Zoo and ACQ had access to a wide range of materials, and clients willing to take chances. Prague-based Kopecky Studeny Architects, which took third place in the competition, made do with scraps and yet managed to deliver something notable. Its family house on a sloping site north of Bratislava is made entirely from off-the-shelf materials, which produced a sharply etched Modernist container. Its approach was much riskier than it looked; anything less than perfect control of detailing, proportion and visual weighting of materials would have turned this tightly focused idea into a lumpen disaster.

Finally, though, the BD/Corus competition boiled down to a dog-fight between Oman & Videcnik and Softroom. For this judge, there was no doubt that Softroom's gleaming steel belvedere on the shore of Keilder Water - an utterly voluptuous and original form etched with razor-fine detailing - was easily the most brilliant single project on show; and the practice's other work shows equally high levels of innovation in delivering unusually sculpted forms.

But Oman & Videcnik did for them with a barrage of ideas and ongoing large-scale projects that signal extreme ambition. The range of its work is exceptional: apartment blocks, a museum extension, industrial zone masterplans, a sports stadium - all of it showing a wide spectrum of solutions. This pair of 30-year-olds radiate a confidence that was already rampant when they developed their MA project at London's Architectural Association: their proposed transparent office block for engineers Ove Arup looks like a sculpted block of ice - just the sort of sensual form that Softroom might have concocted.

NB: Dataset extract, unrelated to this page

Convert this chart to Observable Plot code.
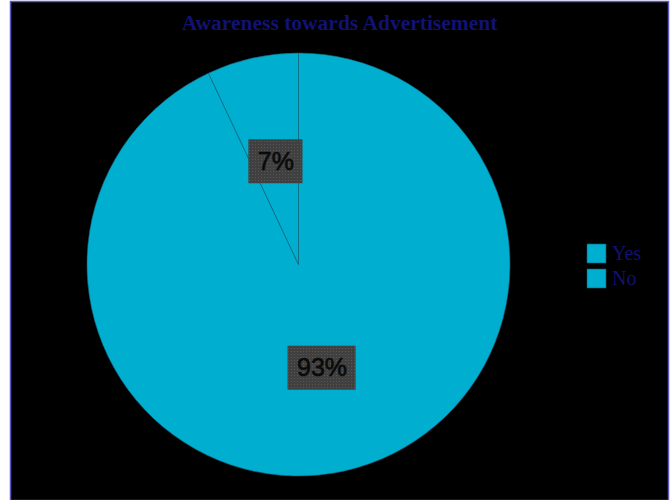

But still. Were the Gods right or wrong? Was Michael Shamiyeh da man, after all? "Fragmentation as a postmodern phenomenon refers to the complexity of a whole which denies to be represented as such, but has rather deliberately dissimulated itself to hide its true essence," he says. "The only possibility to approach this non-identity is to continuously come up with the silence of omissions, the in-between spaces." As Diamond Ron might say, in a game of two pseudo-existential halves, why risk ruining a top discourse by doing buildings at all?